--- START OF Materials provided ---

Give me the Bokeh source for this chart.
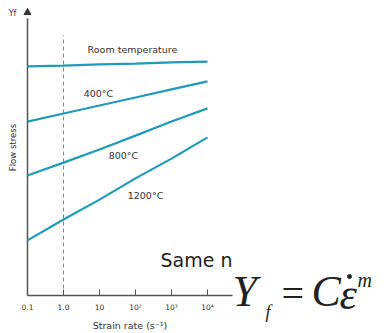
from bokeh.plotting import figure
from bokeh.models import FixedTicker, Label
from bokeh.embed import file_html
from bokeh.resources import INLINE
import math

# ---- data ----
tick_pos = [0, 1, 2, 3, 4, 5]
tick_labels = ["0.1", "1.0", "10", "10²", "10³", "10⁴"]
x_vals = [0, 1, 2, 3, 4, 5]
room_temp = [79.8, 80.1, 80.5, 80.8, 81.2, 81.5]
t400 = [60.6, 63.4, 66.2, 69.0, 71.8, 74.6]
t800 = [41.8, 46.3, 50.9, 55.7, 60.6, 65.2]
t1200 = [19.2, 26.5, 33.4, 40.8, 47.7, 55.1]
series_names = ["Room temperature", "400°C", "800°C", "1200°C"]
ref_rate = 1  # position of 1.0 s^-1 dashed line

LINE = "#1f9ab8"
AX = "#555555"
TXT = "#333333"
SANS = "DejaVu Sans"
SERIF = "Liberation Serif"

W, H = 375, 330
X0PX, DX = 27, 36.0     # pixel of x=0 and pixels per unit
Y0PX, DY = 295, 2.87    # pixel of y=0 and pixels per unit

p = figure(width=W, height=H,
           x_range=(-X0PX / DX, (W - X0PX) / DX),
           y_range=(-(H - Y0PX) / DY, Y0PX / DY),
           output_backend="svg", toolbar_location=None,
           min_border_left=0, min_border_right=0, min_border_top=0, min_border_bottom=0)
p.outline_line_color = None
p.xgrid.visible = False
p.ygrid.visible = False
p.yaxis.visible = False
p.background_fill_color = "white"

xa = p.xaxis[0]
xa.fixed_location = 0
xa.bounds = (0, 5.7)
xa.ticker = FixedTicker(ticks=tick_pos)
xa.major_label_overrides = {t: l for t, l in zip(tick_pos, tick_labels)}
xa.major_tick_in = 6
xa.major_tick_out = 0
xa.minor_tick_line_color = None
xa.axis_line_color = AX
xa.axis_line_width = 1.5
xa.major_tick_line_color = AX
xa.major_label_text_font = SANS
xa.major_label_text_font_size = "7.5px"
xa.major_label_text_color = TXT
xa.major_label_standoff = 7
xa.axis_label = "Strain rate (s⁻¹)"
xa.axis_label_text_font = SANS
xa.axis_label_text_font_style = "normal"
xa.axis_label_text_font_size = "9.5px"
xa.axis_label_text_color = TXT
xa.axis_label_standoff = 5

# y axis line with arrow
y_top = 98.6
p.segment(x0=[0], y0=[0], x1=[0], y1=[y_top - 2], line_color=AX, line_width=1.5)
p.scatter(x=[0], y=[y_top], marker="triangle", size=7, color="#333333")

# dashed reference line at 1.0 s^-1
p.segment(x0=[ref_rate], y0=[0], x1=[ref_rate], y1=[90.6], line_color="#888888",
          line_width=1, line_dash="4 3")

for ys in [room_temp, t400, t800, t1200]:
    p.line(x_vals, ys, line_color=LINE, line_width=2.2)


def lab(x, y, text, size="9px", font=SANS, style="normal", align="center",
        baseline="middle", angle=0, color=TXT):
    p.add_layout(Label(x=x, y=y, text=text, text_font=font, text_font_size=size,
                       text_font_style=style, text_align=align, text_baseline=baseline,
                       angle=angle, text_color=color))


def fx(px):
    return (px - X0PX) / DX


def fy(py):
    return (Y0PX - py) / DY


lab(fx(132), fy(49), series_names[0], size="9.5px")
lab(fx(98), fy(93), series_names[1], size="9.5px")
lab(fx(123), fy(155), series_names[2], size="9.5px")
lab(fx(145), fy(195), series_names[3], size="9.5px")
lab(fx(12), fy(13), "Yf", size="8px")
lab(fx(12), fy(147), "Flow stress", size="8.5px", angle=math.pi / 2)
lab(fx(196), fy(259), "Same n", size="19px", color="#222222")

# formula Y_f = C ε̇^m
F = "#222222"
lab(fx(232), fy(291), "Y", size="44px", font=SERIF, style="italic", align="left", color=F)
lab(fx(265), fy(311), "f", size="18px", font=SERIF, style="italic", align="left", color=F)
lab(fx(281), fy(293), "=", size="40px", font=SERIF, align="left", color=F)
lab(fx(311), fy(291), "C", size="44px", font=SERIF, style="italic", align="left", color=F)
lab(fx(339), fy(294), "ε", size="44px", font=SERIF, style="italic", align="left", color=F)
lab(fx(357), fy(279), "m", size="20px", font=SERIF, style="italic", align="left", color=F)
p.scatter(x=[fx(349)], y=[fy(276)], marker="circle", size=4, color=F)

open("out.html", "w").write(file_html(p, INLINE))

--- END OF Materials provided ---
--- START OF Materials provided ---

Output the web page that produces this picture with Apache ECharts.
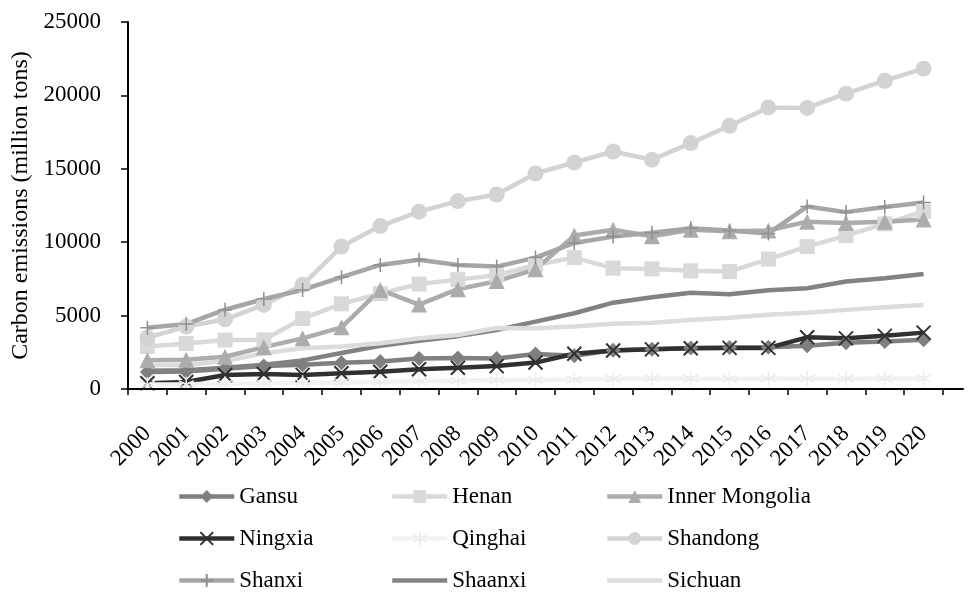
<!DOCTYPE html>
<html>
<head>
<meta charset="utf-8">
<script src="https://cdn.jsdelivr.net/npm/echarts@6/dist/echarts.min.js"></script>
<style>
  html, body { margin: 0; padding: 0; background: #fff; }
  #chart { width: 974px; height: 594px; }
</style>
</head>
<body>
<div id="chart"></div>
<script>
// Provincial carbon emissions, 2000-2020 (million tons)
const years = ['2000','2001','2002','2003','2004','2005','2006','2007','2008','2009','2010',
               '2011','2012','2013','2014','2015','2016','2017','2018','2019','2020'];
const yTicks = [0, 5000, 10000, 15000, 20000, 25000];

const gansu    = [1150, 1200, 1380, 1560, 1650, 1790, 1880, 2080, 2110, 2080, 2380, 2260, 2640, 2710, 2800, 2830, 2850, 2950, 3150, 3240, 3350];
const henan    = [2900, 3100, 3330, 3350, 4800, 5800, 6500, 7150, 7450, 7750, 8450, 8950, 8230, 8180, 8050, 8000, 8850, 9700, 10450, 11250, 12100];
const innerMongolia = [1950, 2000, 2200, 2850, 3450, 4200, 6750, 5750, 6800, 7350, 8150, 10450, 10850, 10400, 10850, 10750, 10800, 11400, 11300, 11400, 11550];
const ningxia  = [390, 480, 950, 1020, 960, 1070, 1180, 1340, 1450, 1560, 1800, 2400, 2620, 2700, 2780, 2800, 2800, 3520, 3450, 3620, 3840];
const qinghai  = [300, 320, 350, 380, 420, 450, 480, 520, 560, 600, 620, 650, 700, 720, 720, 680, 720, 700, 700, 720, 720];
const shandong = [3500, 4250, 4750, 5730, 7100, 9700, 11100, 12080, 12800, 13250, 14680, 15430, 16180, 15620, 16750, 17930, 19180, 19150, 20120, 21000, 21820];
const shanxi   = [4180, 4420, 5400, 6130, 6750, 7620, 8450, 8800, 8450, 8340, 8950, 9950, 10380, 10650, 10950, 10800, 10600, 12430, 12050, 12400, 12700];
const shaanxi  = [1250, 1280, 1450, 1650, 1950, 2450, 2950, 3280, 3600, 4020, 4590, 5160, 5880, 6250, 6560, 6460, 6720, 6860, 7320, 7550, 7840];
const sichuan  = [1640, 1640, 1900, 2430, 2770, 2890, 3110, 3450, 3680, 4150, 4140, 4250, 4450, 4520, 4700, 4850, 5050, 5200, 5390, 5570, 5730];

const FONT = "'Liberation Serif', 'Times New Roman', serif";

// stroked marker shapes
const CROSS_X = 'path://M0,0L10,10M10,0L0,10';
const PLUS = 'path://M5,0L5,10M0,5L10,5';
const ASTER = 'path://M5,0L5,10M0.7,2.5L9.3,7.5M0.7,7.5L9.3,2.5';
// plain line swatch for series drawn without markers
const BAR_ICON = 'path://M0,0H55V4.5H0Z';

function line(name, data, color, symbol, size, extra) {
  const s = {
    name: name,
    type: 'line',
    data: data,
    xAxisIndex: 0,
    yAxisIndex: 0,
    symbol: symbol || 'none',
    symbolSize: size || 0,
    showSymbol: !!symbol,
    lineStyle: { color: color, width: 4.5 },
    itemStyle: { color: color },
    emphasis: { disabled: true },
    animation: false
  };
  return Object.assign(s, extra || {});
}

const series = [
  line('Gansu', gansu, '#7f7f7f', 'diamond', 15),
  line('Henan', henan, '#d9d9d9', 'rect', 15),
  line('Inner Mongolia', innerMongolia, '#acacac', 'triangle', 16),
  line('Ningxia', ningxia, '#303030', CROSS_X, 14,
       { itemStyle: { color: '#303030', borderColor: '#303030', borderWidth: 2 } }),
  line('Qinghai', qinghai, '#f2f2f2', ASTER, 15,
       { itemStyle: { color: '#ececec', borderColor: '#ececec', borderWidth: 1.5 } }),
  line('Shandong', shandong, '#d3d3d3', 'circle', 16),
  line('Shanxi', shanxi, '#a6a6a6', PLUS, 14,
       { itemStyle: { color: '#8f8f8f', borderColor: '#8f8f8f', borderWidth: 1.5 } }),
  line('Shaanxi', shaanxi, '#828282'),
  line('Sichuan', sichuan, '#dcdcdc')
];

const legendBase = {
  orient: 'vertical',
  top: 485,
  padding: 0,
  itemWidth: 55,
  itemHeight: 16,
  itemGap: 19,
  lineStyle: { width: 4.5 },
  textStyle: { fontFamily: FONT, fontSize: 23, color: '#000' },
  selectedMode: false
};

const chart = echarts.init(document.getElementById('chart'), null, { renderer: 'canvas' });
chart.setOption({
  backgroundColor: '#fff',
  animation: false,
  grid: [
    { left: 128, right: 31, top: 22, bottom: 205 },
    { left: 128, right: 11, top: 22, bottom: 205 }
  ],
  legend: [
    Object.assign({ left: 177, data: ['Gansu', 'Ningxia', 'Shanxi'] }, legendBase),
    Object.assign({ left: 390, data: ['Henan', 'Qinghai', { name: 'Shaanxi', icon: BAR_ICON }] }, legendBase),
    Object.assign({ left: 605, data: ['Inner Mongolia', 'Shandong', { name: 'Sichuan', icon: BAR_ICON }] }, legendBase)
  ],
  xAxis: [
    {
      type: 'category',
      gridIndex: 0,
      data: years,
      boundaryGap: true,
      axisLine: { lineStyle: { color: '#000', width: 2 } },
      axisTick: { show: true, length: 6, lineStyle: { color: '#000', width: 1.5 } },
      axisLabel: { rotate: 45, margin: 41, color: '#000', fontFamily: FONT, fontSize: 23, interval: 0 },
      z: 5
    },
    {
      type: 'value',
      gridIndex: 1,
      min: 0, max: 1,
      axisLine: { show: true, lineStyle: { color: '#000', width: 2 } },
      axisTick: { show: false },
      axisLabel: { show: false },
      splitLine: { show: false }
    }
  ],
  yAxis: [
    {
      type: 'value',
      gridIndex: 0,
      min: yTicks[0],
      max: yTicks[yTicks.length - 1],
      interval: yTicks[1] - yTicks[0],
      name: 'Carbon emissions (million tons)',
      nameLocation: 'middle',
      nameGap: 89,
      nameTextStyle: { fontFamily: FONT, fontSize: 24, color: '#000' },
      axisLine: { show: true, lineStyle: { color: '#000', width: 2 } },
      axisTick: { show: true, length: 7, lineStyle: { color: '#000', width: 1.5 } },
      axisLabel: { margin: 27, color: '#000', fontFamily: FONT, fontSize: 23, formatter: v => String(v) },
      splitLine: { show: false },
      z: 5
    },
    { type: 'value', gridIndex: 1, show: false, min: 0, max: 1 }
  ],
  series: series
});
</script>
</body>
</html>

--- END OF Materials provided ---

What the exercise asks:
Nothing but the lines from the one containing "Give me the Bokeh source for this chart." through the one containing "import math" should be echoed, each exactly as it stands; pictures are excluded.

Full answer:
Give me the Bokeh source for this chart.
from bokeh.plotting import figure
from bokeh.models import FixedTicker, Label
from bokeh.embed import file_html
from bokeh.resources import INLINE
import math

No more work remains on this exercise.